§ What is being asked:
Take the listing from its first line through the line that contains "N = np.arange(10, 201)" and please retype those lines exactly, leaving out the pictures.

§ Given data:
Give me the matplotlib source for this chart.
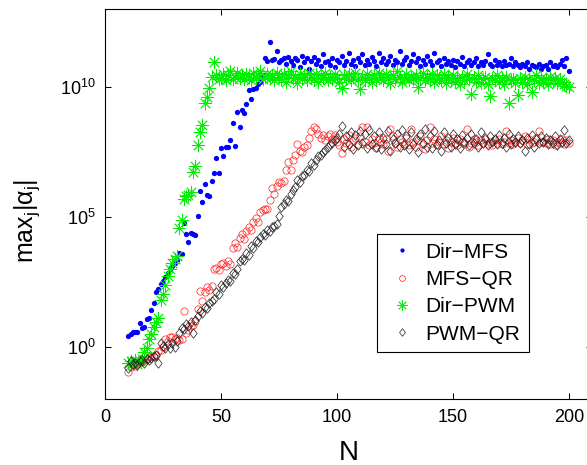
import matplotlib
matplotlib.use('Agg')
import matplotlib.pyplot as plt
import numpy as np
from matplotlib.path import Path
from matplotlib.ticker import NullLocator

plt.rcParams['font.family'] = ['Liberation Sans', 'DejaVu Sans']
plt.rcParams['mathtext.fontset'] = 'custom'
plt.rcParams['mathtext.rm'] = 'Liberation Sans'
plt.rcParams['mathtext.it'] = 'Liberation Sans:italic'
plt.rcParams['mathtext.default'] = 'regular'

N = np.arange(10, 201)

# log10(max_j |alpha_j|), N = 10..200
dir_mfs = [
    0.43, 0.49, 0.56, 0.59, 0.56, 0.92, 0.72, 0.77, 1.08, 1.13,
    1.43, 1.69, 2.13, 2.23, 2.43, 2.55, 2.69, 2.85, 3.00, 3.13,
    3.25, 3.33, 3.60, 3.56, 4.78, 4.33, 4.02, 4.38, 4.35, 4.31,
    5.05, 6.00, 5.59, 6.28, 5.85, 5.80, 6.38, 6.69, 7.28, 6.69,
    7.66, 7.33, 7.70, 7.68, 7.97, 8.60, 7.74, 9.05, 8.46, 9.10,
    9.00, 9.36, 9.87, 9.54, 9.92, 9.97, 10.10, 10.20, 10.45, 11.10,
    11.00, 11.72, 11.02, 11.08, 11.38, 10.95, 11.05, 11.12, 10.90, 11.15,
    11.00, 10.85, 11.10, 11.05, 10.75, 11.20, 10.95, 11.10, 10.70, 11.00,
    11.15, 10.90, 11.05, 10.80, 11.25, 10.95, 11.00, 10.85, 11.10, 10.75,
    11.05, 10.95, 11.20, 10.85, 11.00, 11.30, 10.90, 11.05, 10.80, 11.10,
    10.95, 11.25, 10.85, 11.05, 10.90, 11.15, 11.00, 10.80, 11.30, 10.95,
    11.10, 10.90, 11.00, 11.20, 10.85, 11.05, 10.95, 11.40, 10.90, 11.05,
    11.15, 10.85, 11.00, 11.25, 10.95, 11.10, 10.80, 11.05, 10.90, 11.20,
    11.00, 10.85, 11.30, 10.95, 11.05, 10.80, 11.10, 10.90, 11.00, 10.85,
    11.05, 10.75, 11.00, 10.90, 11.15, 10.80, 10.95, 11.05, 10.85, 10.95,
    11.10, 10.80, 10.95, 10.85, 11.00, 11.25, 10.90, 10.80, 11.05, 10.85,
    10.95, 10.80, 11.00, 10.85, 10.90, 11.10, 10.80, 10.95, 10.85, 10.75,
    10.90, 10.80, 10.95, 10.70, 10.85, 10.80, 10.75, 10.90, 10.70, 10.80,
    10.85, 10.70, 10.95, 10.80, 10.85, 10.75, 10.90, 11.05, 10.80, 11.10,
    10.60,
]

mfs_qr = [
    -0.97, -0.75, -0.70, -0.72, -0.65, -0.60, -0.55, -0.50, -0.45, -0.38,
    -0.35, -0.40, -0.30, -0.15, -0.10, 0.00, 0.30, 0.25, 0.38, 0.40,
    0.30, 0.35, 0.28, 0.32, 1.38, 0.55, 0.65, 0.80, 0.85, 1.00,
    1.45, 2.15, 1.77, 2.10, 2.30, 2.20, 2.35, 3.00, 3.05, 2.95,
    3.20, 3.25, 3.10, 3.30, 3.20, 3.80, 4.00, 3.85, 4.20, 4.35,
    4.15, 4.45, 4.60, 4.50, 4.80, 4.95, 4.82, 5.20, 5.25, 5.30,
    5.30, 5.67, 6.10, 5.90, 6.20, 6.35, 6.30, 6.40, 6.80, 7.10,
    6.82, 7.20, 7.40, 7.80, 7.55, 7.50, 7.70, 7.75, 8.05, 8.30,
    8.45, 8.40, 8.20, 8.05, 8.15, 7.95, 8.10, 8.20, 8.00, 8.15,
    7.90, 7.75, 7.45, 8.00, 7.85, 8.15, 7.70, 7.95, 8.05, 7.80,
    8.10, 8.48, 7.90, 8.45, 7.75, 8.00, 7.85, 7.65, 8.05, 7.90,
    7.80, 8.00, 7.55, 8.40, 8.10, 7.85, 7.70, 8.00, 7.90, 7.80,
    8.05, 7.75, 8.40, 7.90, 7.70, 7.95, 8.10, 7.80, 7.60, 7.95,
    8.45, 7.85, 8.00, 7.75, 7.90, 8.10, 7.80, 7.95, 7.65, 7.90,
    8.05, 7.85, 7.75, 8.00, 7.90, 7.80, 8.40, 7.70, 7.85, 8.00,
    7.90, 7.75, 7.95, 7.85, 8.00, 7.80, 7.90, 7.75, 7.95, 7.85,
    8.00, 7.80, 7.90, 8.30, 7.85, 7.95, 7.80, 7.90, 8.05, 7.85,
    7.95, 8.10, 7.80, 8.00, 7.85, 7.90, 8.05, 8.30, 7.90, 7.90,
    7.85, 8.00, 7.80, 7.95, 7.75, 7.90, 7.85, 8.00, 7.80, 7.95,
    7.85,
]

dir_pwm = [
    -0.62, -0.55, -0.60, -0.50, -0.65, -0.55, -0.45, -0.20, -0.05, 0.30,
    0.50, 0.78, 0.95, 1.13, 1.80, 2.05, 2.40, 2.74, 3.00, 3.23,
    3.40, 3.51, 4.59, 4.87, 5.70, 5.80, 5.85, 5.95, 6.74, 6.97,
    7.77, 8.25, 8.55, 9.38, 9.60, 9.95, 10.40, 10.95, 10.45, 10.30,
    10.35, 10.50, 10.25, 10.45, 10.60, 10.30, 10.40, 10.55, 10.35, 10.45,
    10.30, 10.50, 10.40, 10.25, 10.55, 10.35, 10.45, 10.60, 10.30, 10.40,
    10.50, 10.35, 10.45, 10.25, 10.55, 10.40, 10.30, 10.50, 10.20, 10.45,
    10.60, 10.35, 10.40, 10.15, 10.50, 10.30, 10.45, 10.25, 10.55, 10.40,
    10.30, 10.50, 10.20, 10.45, 10.35, 10.55, 10.25, 10.40, 10.30, 10.50,
    10.35, 10.20, 9.97, 10.45, 10.30, 10.50, 10.25, 10.40, 10.55, 10.30,
    9.92, 10.40, 10.25, 10.50, 10.35, 10.20, 10.45, 10.30, 10.55, 10.40,
    10.25, 10.50, 10.35, 10.15, 10.45, 10.30, 10.60, 10.40, 10.20, 10.35,
    10.50, 10.25, 10.40, 10.30, 10.45, 10.00, 10.35, 10.55, 10.25, 10.40,
    10.30, 10.50, 10.20, 10.45, 10.35, 10.25, 10.50, 10.15, 10.40, 10.30,
    10.45, 10.20, 10.35, 10.10, 10.40, 10.25, 10.50, 10.30, 9.74, 10.35,
    10.20, 10.45, 10.15, 10.30, 10.40, 10.10, 9.64, 10.35, 10.25, 10.45,
    10.20, 10.35, 10.10, 10.40, 9.38, 10.25, 10.30, 10.15, 9.69, 10.35,
    10.20, 10.40, 10.10, 10.30, 9.79, 10.25, 10.45, 10.15, 10.35, 10.20,
    10.30, 10.10, 10.40, 10.25, 10.35, 10.15, 10.30, 10.20, 10.10, 10.05,
    10.00,
]

pwm_qr = [
    -0.80, -0.55, -0.65, -0.60, -0.70, -0.55, -0.50, -0.62, -0.45, -0.50,
    -0.41, -0.35, -0.30, -0.60, 0.17, 0.05, -0.03, 0.10, -0.05, 0.15,
    0.00, 0.25, 0.55, 0.75, 0.70, 0.90, 0.80, 0.97, 0.54, 1.05,
    1.18, 1.40, 1.30, 1.55, 1.50, 1.70, 1.77, 1.85, 2.13, 2.05,
    2.38, 2.30, 2.45, 2.59, 2.55, 2.85, 2.80, 3.00, 3.30, 3.40,
    3.35, 3.60, 3.55, 3.87, 3.80, 4.08, 4.05, 4.25, 4.33, 4.30,
    4.51, 4.45, 4.60, 4.67, 4.75, 5.02, 5.40, 5.50, 5.67, 5.62,
    5.90, 6.05, 6.15, 6.43, 6.35, 6.56, 6.60, 6.82, 6.75, 7.08,
    7.00, 7.20, 7.33, 7.40, 7.50, 7.59, 7.70, 7.80, 7.85, 7.95,
    8.02, 8.20, 8.50, 7.70, 8.10, 7.80, 8.25, 7.60, 8.15, 7.75,
    8.30, 7.85, 8.20, 7.65, 8.35, 7.80, 8.10, 7.70, 8.25, 7.60,
    8.05, 7.80, 8.30, 7.55, 8.00, 7.85, 8.20, 7.70, 8.35, 7.75,
    8.10, 7.60, 8.25, 7.80, 8.00, 7.50, 8.20, 7.85, 8.40, 7.70,
    8.10, 7.65, 8.30, 7.80, 7.95, 7.55, 8.25, 7.85, 8.05, 7.70,
    8.20, 7.80, 8.00, 7.65, 8.15, 7.90, 8.05, 7.75, 8.20, 7.85,
    8.00, 7.70, 8.25, 7.85, 8.05, 7.75, 8.10, 7.90, 8.00, 7.80,
    8.15, 7.85, 8.05, 7.70, 8.20, 7.80, 8.00, 7.90, 8.10, 7.85,
    7.95, 7.55, 8.05, 7.80, 8.15, 7.70, 8.00, 7.85, 8.10, 7.90,
    8.05, 7.80, 7.95, 7.85, 8.10, 7.75, 8.00, 7.90, 8.33, 7.85,
    7.95,
]

labels = ['Dir\u2212MFS', 'MFS\u2212QR', 'Dir\u2212PWM', 'PWM\u2212QR']

# matlab style diamond (a bit taller than wide)
diamond = Path([(0, 1), (0.78, 0), (0, -1), (-0.78, 0), (0, 1)],
               [Path.MOVETO, Path.LINETO, Path.LINETO, Path.LINETO, Path.CLOSEPOLY])

fig = plt.figure(figsize=(5.87, 4.65), dpi=100)
ax = fig.add_axes([105/587, 66/465, 487/587, 390/465])

ax.semilogy(N, 10**np.array(dir_mfs), ls='none', marker='o', ms=3.8,
            mfc='#0000ff', mec='none', label=labels[0])
ax.semilogy(N, 10**np.array(mfs_qr), ls='none', marker='o', ms=5.2,
            mfc='none', mec='#ff2020', mew=0.5, label=labels[1])
ax.semilogy(N, 10**np.array(dir_pwm), ls='none', marker=(8, 2, 0), ms=9.5,
            mec='#00ee00', mew=0.6, label=labels[2])
ax.semilogy(N, 10**np.array(pwm_qr), ls='none', marker=diamond, ms=6.8,
            mfc='none', mec='#202020', mew=0.5, label=labels[3])

ax.set_xlim(0, 210)
ax.set_ylim(1e-2, 1e13)
ax.set_xticks([0, 50, 100, 150, 200])
ax.set_yticks([1e0, 1e5, 1e10])
ax.yaxis.set_minor_locator(NullLocator())
ax.tick_params(which='both', direction='in', top=True, right=True,
               length=4, width=0.75, labelsize=13, pad=7)
for s in ax.spines.values():
    s.set_linewidth(0.8)

ax.set_xlabel('N', fontsize=20, va='top')
ax.xaxis.set_label_coords(0.5, -0.105)
ax.set_ylabel(r'max$_j$|$\alpha_j$|', fontsize=18, va='center')
ax.yaxis.set_label_coords(-0.16, 0.456)

leg = ax.legend(loc='upper left', bbox_to_anchor=(0.5577, 0.4223), borderaxespad=0,
                fancybox=False, edgecolor='black', framealpha=1, fontsize=15,
                handlelength=1.6, handletextpad=0.35, borderpad=0.4,
                labelspacing=0.4, numpoints=1, markerscale=0.8)
leg.get_frame().set_linewidth(0.8)

fig.savefig('out.png', dpi=100)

§ Full solution:
Give me the matplotlib source for this chart.
import matplotlib
matplotlib.use('Agg')
import matplotlib.pyplot as plt
import numpy as np
from matplotlib.path import Path
from matplotlib.ticker import NullLocator

plt.rcParams['font.family'] = ['Liberation Sans', 'DejaVu Sans']
plt.rcParams['mathtext.fontset'] = 'custom'
plt.rcParams['mathtext.rm'] = 'Liberation Sans'
plt.rcParams['mathtext.it'] = 'Liberation Sans:italic'
plt.rcParams['mathtext.default'] = 'regular'

N = np.arange(10, 201)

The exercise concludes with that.